Beauty and the Beast get’s a Reality Check

                                        Beauty and the Beast

 Many people believe that true beauty is only skin deep. How deep, however, is the real question. The Disney classic, Beauty and Beast, tells of Belle; a young, beautiful woman who falls in love with a man who is cursed with the face of a beast. When the curse is lifted, Belle realizes that she fell in love with the Beast. A beautiful woman learns to love a man cursed with an ugly face is an idealistic lesson for society. However, it is unrealistic. Unless Beast were to become an overnight billionaire, he wouldn’t find love in this day and age. There’s a reason why the movie is geared toward children.

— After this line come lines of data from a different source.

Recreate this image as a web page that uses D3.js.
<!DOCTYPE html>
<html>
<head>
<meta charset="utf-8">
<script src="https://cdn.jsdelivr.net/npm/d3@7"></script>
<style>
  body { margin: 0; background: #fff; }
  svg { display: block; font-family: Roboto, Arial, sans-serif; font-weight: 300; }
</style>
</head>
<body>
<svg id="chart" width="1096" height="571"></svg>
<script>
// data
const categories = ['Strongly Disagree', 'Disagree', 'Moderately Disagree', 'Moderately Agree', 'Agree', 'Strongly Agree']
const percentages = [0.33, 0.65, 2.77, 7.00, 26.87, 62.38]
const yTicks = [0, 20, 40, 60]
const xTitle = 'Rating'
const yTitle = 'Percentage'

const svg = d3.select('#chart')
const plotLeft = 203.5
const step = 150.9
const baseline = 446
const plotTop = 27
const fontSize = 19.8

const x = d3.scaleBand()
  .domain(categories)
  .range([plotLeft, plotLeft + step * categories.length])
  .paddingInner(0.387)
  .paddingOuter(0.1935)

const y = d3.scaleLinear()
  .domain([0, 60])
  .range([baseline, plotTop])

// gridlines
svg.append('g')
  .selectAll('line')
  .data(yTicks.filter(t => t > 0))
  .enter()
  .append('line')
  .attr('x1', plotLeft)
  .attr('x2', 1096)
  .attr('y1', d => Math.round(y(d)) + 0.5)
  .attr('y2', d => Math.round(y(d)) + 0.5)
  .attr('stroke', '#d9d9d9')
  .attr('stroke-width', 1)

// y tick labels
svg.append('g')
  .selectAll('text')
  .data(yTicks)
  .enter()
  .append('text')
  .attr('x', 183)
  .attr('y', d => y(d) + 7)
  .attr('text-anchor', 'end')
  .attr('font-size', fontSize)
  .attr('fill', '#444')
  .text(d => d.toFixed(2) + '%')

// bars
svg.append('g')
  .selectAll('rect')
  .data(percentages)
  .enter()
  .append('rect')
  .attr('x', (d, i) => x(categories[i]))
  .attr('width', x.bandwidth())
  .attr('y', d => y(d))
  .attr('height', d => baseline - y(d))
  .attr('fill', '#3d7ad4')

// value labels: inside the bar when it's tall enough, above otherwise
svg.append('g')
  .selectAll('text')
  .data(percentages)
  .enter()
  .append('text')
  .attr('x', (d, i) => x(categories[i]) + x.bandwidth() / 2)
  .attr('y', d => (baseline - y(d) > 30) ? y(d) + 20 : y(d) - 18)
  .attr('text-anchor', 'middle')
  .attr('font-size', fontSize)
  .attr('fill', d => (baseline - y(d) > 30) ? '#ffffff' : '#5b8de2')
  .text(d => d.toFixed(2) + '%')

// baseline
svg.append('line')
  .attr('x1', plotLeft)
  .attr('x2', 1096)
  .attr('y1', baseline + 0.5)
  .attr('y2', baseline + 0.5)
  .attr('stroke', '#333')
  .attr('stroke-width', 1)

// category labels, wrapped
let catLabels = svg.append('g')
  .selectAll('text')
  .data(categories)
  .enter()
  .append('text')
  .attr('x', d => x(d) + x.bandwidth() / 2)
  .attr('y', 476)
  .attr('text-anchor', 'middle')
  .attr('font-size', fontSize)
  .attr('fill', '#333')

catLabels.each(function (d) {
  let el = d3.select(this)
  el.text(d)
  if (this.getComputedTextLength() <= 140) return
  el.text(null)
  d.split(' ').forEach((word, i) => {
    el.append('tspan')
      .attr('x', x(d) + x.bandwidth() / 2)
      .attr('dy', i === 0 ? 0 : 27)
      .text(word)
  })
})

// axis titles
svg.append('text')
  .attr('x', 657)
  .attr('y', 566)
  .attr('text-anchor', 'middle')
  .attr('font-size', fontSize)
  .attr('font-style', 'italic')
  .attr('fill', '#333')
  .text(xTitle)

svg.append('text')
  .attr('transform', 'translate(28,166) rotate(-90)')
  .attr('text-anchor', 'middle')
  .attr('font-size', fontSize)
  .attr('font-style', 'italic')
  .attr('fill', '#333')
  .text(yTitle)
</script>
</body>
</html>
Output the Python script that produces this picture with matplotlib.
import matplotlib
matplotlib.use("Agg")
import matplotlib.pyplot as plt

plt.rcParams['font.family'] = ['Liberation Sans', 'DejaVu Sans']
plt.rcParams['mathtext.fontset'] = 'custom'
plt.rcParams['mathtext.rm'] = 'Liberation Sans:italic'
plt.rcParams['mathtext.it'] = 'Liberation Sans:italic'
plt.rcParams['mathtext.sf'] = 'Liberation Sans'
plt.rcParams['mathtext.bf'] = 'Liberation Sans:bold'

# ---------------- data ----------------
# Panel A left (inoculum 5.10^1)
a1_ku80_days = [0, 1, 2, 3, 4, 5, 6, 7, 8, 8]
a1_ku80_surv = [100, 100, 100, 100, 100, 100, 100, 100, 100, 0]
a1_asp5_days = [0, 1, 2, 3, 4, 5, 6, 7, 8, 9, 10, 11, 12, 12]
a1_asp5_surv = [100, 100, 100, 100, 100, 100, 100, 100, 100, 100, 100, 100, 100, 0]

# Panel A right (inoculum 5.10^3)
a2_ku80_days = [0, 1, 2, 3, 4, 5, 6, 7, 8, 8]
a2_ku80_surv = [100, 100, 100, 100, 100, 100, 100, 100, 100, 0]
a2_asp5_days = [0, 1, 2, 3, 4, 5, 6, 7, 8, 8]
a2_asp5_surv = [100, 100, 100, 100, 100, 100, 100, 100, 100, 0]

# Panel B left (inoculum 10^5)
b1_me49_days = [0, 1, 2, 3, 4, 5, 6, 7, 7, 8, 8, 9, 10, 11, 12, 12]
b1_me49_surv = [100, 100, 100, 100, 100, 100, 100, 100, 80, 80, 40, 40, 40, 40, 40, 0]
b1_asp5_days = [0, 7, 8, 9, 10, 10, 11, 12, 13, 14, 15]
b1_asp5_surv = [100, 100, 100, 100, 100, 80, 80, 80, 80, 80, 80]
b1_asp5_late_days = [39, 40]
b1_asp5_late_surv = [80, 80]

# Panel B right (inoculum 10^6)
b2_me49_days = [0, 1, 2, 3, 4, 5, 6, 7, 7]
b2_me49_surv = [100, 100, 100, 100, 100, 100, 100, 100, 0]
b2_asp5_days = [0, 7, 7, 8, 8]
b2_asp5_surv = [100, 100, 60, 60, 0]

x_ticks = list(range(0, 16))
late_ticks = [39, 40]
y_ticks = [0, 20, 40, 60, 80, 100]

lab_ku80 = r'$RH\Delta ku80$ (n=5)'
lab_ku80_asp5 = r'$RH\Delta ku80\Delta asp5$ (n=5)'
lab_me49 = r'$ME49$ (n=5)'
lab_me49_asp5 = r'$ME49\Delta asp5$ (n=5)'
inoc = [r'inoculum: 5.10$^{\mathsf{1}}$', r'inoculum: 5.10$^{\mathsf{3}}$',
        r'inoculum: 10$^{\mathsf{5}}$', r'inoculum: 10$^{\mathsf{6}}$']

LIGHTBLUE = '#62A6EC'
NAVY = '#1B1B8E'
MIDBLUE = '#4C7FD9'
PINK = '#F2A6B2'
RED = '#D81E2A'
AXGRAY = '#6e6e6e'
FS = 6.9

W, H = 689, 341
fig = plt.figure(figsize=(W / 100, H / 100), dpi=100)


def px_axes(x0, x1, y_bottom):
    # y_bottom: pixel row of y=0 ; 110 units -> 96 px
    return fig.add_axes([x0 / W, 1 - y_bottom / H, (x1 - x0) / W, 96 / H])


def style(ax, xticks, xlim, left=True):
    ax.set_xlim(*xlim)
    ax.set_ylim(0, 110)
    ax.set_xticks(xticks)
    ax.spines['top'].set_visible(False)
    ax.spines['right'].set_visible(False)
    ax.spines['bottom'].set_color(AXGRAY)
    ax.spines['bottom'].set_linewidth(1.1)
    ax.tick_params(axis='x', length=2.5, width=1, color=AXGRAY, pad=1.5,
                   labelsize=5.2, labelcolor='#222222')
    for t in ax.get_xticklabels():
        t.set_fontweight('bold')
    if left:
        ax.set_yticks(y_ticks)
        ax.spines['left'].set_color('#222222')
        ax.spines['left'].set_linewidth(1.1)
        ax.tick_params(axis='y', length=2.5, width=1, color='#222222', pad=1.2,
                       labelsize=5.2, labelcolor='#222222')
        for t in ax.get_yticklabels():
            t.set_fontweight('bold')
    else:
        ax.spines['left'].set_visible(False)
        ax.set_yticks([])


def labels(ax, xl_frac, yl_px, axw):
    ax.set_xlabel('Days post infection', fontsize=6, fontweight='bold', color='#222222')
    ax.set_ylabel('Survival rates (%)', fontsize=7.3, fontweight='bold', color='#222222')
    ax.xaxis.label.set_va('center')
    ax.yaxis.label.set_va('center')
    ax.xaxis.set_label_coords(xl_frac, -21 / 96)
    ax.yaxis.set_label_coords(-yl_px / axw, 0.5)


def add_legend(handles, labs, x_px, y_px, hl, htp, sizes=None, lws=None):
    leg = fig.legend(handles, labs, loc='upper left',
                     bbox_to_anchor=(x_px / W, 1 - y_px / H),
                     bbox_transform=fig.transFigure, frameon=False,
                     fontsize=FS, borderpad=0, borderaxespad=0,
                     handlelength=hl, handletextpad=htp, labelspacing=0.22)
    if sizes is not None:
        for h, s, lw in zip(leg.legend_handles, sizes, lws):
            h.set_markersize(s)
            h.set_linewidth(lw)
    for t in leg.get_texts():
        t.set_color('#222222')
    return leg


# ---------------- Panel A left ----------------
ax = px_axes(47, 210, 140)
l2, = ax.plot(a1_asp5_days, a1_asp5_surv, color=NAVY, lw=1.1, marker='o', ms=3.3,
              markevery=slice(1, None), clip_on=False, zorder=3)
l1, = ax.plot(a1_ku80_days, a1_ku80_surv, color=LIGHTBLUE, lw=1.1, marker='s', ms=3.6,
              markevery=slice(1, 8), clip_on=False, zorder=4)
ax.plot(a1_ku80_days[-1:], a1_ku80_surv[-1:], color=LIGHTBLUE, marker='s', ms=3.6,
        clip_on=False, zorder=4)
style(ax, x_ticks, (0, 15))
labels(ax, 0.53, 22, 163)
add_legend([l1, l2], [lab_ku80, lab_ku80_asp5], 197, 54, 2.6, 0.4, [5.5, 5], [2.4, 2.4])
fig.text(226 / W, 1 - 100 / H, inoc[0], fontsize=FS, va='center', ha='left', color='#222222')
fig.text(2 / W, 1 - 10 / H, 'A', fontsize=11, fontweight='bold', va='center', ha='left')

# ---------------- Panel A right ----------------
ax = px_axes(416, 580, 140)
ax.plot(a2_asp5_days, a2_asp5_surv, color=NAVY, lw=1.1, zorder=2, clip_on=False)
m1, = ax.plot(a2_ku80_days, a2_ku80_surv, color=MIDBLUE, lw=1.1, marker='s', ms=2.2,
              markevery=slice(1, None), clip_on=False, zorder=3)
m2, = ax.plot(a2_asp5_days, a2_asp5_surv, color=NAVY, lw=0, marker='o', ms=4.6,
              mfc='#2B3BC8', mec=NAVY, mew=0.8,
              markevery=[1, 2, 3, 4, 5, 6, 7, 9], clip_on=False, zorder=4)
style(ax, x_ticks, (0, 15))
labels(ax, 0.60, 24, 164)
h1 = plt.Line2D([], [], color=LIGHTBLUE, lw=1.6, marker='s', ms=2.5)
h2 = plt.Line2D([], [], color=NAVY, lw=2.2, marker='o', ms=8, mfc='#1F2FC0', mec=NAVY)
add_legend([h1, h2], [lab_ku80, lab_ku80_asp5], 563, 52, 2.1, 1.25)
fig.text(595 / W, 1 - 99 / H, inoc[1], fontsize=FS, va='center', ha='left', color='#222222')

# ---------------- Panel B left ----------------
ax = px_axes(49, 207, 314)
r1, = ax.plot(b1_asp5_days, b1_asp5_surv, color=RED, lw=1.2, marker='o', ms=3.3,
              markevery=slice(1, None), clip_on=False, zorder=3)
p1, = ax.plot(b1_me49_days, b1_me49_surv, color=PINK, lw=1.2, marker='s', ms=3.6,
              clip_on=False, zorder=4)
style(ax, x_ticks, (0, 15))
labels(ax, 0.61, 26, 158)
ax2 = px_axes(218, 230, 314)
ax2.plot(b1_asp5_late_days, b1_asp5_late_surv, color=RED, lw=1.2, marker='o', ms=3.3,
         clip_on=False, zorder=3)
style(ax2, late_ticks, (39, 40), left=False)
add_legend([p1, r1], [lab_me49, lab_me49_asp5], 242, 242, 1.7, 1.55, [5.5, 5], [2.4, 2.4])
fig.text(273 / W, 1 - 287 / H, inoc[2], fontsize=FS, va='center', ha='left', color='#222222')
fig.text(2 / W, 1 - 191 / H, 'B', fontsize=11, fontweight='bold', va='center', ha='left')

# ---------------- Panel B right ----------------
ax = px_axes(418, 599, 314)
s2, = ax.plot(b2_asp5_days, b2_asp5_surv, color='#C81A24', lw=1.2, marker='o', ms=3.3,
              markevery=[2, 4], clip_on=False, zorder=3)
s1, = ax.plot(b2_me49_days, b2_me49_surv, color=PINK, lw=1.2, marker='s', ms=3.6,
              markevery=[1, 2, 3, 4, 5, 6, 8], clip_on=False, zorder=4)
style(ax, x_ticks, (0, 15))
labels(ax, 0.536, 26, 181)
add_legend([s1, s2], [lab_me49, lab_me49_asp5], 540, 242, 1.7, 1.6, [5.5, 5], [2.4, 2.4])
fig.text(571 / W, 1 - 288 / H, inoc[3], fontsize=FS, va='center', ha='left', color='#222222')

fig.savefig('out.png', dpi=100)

 As we become an adult, we learn that forming relationships isn’t as easy as a Disney love story. When you take away the magic, the love potion and the excessive singing, you’re left with physical attributes. Personality may make up ninety-percent of a person, but it’s certainly not the first thing people notice. Research  shows that within in the first five seconds of meeting a new person, we base our initial impressions off their physical appearance. Thoughts like “She’s pretty” or “He’s too tall” and “Look at that mole” run through our minds all the time. Is our criticism of another person’s physical attributes shallow? Yes. We hate to admit it but looks determine every aspect of our lives.

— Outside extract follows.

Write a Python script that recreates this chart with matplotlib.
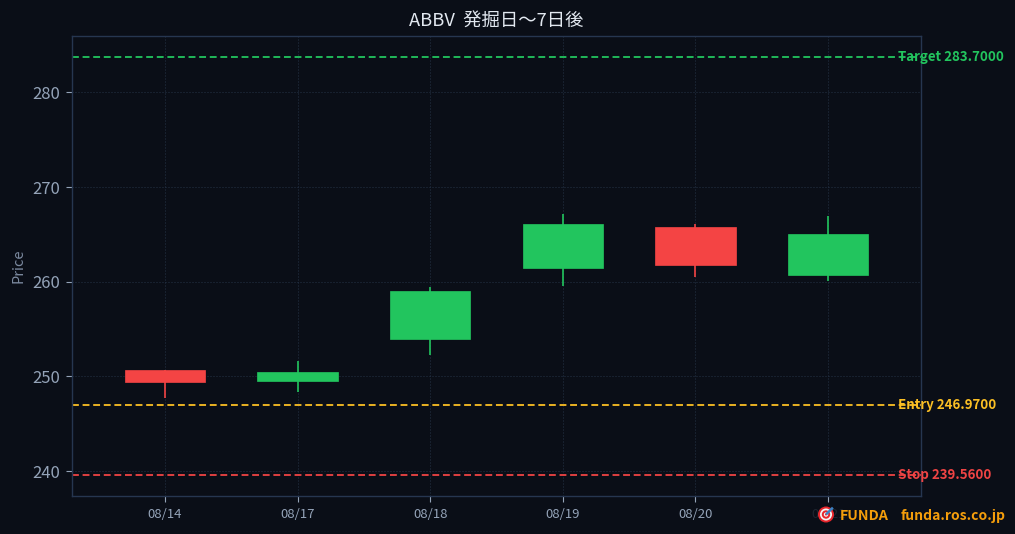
"""Candlestick chart for ABBV, earnings date to 7 days after."""
import matplotlib

matplotlib.use("Agg")
import matplotlib.pyplot as plt
from matplotlib.patches import Circle, Rectangle

plt.rcParams["font.family"] = ["Noto Sans CJK JP", "DejaVu Sans"]

dates = ["08/14", "08/17", "08/18", "08/19", "08/20", "08/21"]
opens = [250.7, 249.5, 253.9, 261.5, 265.8, 260.7]
closes = [249.4, 250.5, 259.0, 266.1, 261.8, 265.0]
highs = [250.7, 251.6, 259.4, 267.2, 266.1, 267.0]
lows = [247.7, 248.3, 252.3, 259.5, 260.5, 260.1]

target = 283.70
entry = 246.97
stop = 239.56
y_ticks = [240, 250, 260, 270, 280]

BG = "#0a0e17"
UP = "#22c55e"
DOWN = "#f44444"
AMBER = "#fbbf24"
LEVEL_RED = "#ef4444"
SPINE = "#263650"
TICK = "#94a3b8"
BRAND = "#f59e0b"

W, H = 1015, 534
fig = plt.figure(figsize=(W / 100, H / 100), dpi=100, facecolor=BG)
ax = fig.add_axes([72 / W, 1 - 496 / H, (921 - 72) / W, (496 - 36) / H], facecolor=BG)

width = 0.605
for i, (o, c, hi, lo) in enumerate(zip(opens, closes, highs, lows)):
    color = UP if c >= o else DOWN
    ax.plot([i, i], [lo, hi], color=color, linewidth=1.2, solid_capstyle="butt", zorder=3)
    ax.add_patch(Rectangle((i - width / 2, min(o, c)), width, abs(c - o),
                           facecolor=color, edgecolor=color, linewidth=0.5, zorder=4))

ax.set_xlim(-0.7, 5.7)
ax.set_ylim(237.36, 285.97)
ax.set_xticks(range(len(dates)), dates)
ax.set_yticks(y_ticks)
ax.grid(True, color="#2a3a50", linestyle=(0, (1.2, 2.4)), linewidth=0.6)
ax.set_axisbelow(True)
ax.tick_params(axis="x", colors=TICK, labelsize=9.5, length=4.3, pad=4)
ax.tick_params(axis="y", colors=TICK, labelsize=12, length=4.3, pad=4)
ax.set_ylabel("Price", color="#7c8aa0", fontsize=10.5, labelpad=5)
for spine in ax.spines.values():
    spine.set_color(SPINE)
    spine.set_linewidth(1.0)

ax.set_title("ABBV  発掘日〜7日後", color="#e2e8f0", fontsize=13.2, pad=7)

levels = [("Target", target, UP), ("Entry", entry, AMBER), ("Stop", stop, LEVEL_RED)]
for name, value, color in levels:
    ax.axhline(value, color=color, linestyle=(0, (3.8, 2.07)), linewidth=1.3, zorder=2)
    ax.annotate(f"{name} {value:.4f}", xy=(1, value), xycoords=("axes fraction", "data"),
                xytext=(-16.5, 0), textcoords="offset points", color=color, fontsize=9.6,
                fontweight="bold", va="center", ha="left", annotation_clip=False, zorder=6)

# watermark sits over the last tick label
fig.patches.append(Rectangle((812 / W, 1 - 528 / H), 197 / W, 24 / H, transform=fig.transFigure,
                             facecolor=BG, edgecolor="none", alpha=0.85, zorder=8))
fig.text(840 / W, 1 - 516 / H, "FUNDA", color=BRAND, fontsize=10.3, fontweight="bold",
         va="center", ha="left", zorder=9)
fig.text(1006 / W, 1 - 516 / H, "funda.ros.co.jp", color=BRAND, fontsize=10, fontweight="bold",
         va="center", ha="right", zorder=9)

# target emoji drawn from circles, no emoji font available
cx, cy = 826, 514.5
icon = fig.add_axes([0, 0, 1, 1], facecolor="none", zorder=10)
icon.set_xlim(0, W)
icon.set_ylim(H, 0)
icon.axis("off")
for radius, color in [(8, "#e8262c"), (6, "#f4f4f4"), (4.2, "#e8262c"), (2.2, "#f4f4f4"), (1, "#e8262c")]:
    icon.add_patch(Circle((cx, cy), radius, facecolor=color, edgecolor="none"))
icon.plot([cx + 1, cx + 6], [cy - 1, cy - 6], color="#3b82c4", linewidth=1.8)

fig.savefig("out.png", dpi=100, facecolor=BG)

 It determines whether or not we work at an insurance company, how many friends we make and attracting the opposite sex. Attraction may lie in the eyes of the beholder and rightfully so, but expect society to throw in it’s two cents. If you think about it, how many unattractive actresses, models or singer’s are actually famous? How often do they appear on commercials for Cover Girl? Most of you would agree with me when I say ‘not that many.’ Why? Because America is obsessed with good-looking people, thanks to Hollywood. We see them all the time on Tv; women who wear excessive amounts of make-up and are photo-shopped, while the men are ripped. These images are everywhere, even in Disney movies like Beauty and the Beast. This society isn’t like the old days where little girls and tweens look their age. Nowadays, fourteen year olds look like they’re in their twenties. My eighteen year old cousin looks like she just stepped off the Victoria Secret Runway. Beauty has become something of a huge profit-making, fashion trend that’ll never go out of style. If you’re not with the program, you get left behind.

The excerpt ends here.